Es folgt die grösste Luftbrücke in der Geschichte Österreichs. 42 Helikopter aus Österreich, Deutschland, den USA und Frankreich transportierten laut späterer Bundesheer-Bilanz 18'000 Menschen – aus Galtür und dem ebenfalls eingeschneiten Ischgl. Vielen ist die Erleichterung ins Gesicht geschrieben, als sie von den grossen Helikoptern bei inzwischen bestem Wetter in Sicherheit gebracht werden.  

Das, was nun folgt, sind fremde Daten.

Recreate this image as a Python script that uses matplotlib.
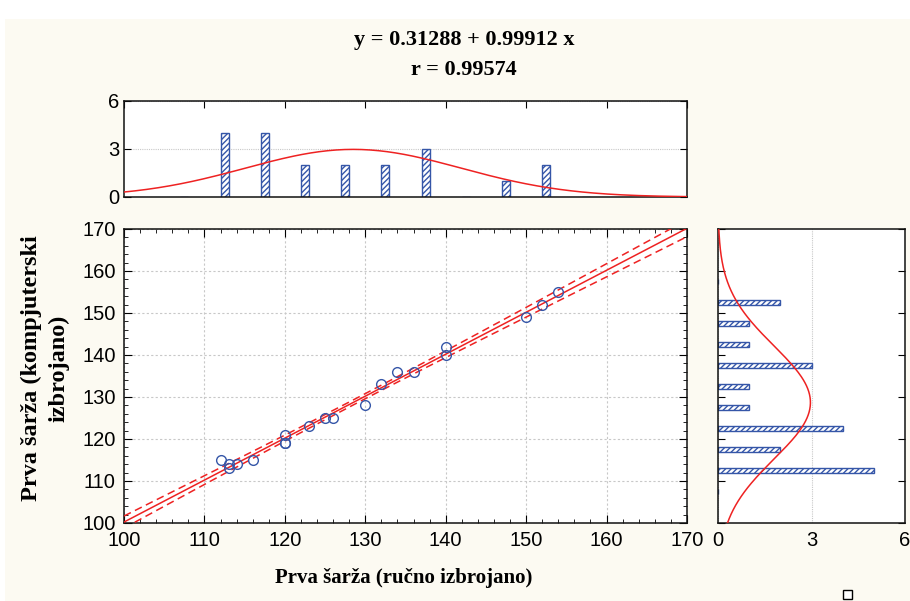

Massive Steinwälle schützen Galtür

Ein Vierteljahrhundert später will die Gemeinde am 23. Februar mit einem Gedenkgottesdienst in der örtlichen Kirche an die Katastrophe und die Opfer erinnern. Nach dem Unglück wurden vielerorts die Vorkehrungen zum Lawinenschutz verstärkt.  Galtür selbst wird bereits seit der Jahrtausendwende unter anderem von zwei massiven Steinwällen geschützt. 

Strolz ist immer noch im Rettungseinsatz, kümmert sich als Helikopterpilot bei der Polizei in Tirol um Wanderer und Bergsteiger in Not, hilft bei der Suche nach Vermissten und muss manchmal auch Tote aus den Alpen bergen. An die Katastrophe von damals wird er hin und wieder in schöner Weise erinnert: Dann trinkt er einen Kaffee mit dem heute 29-Jährigen aus Valzur, dem er damals mit seinem wagemutigen Flug das Leben gerettet hat.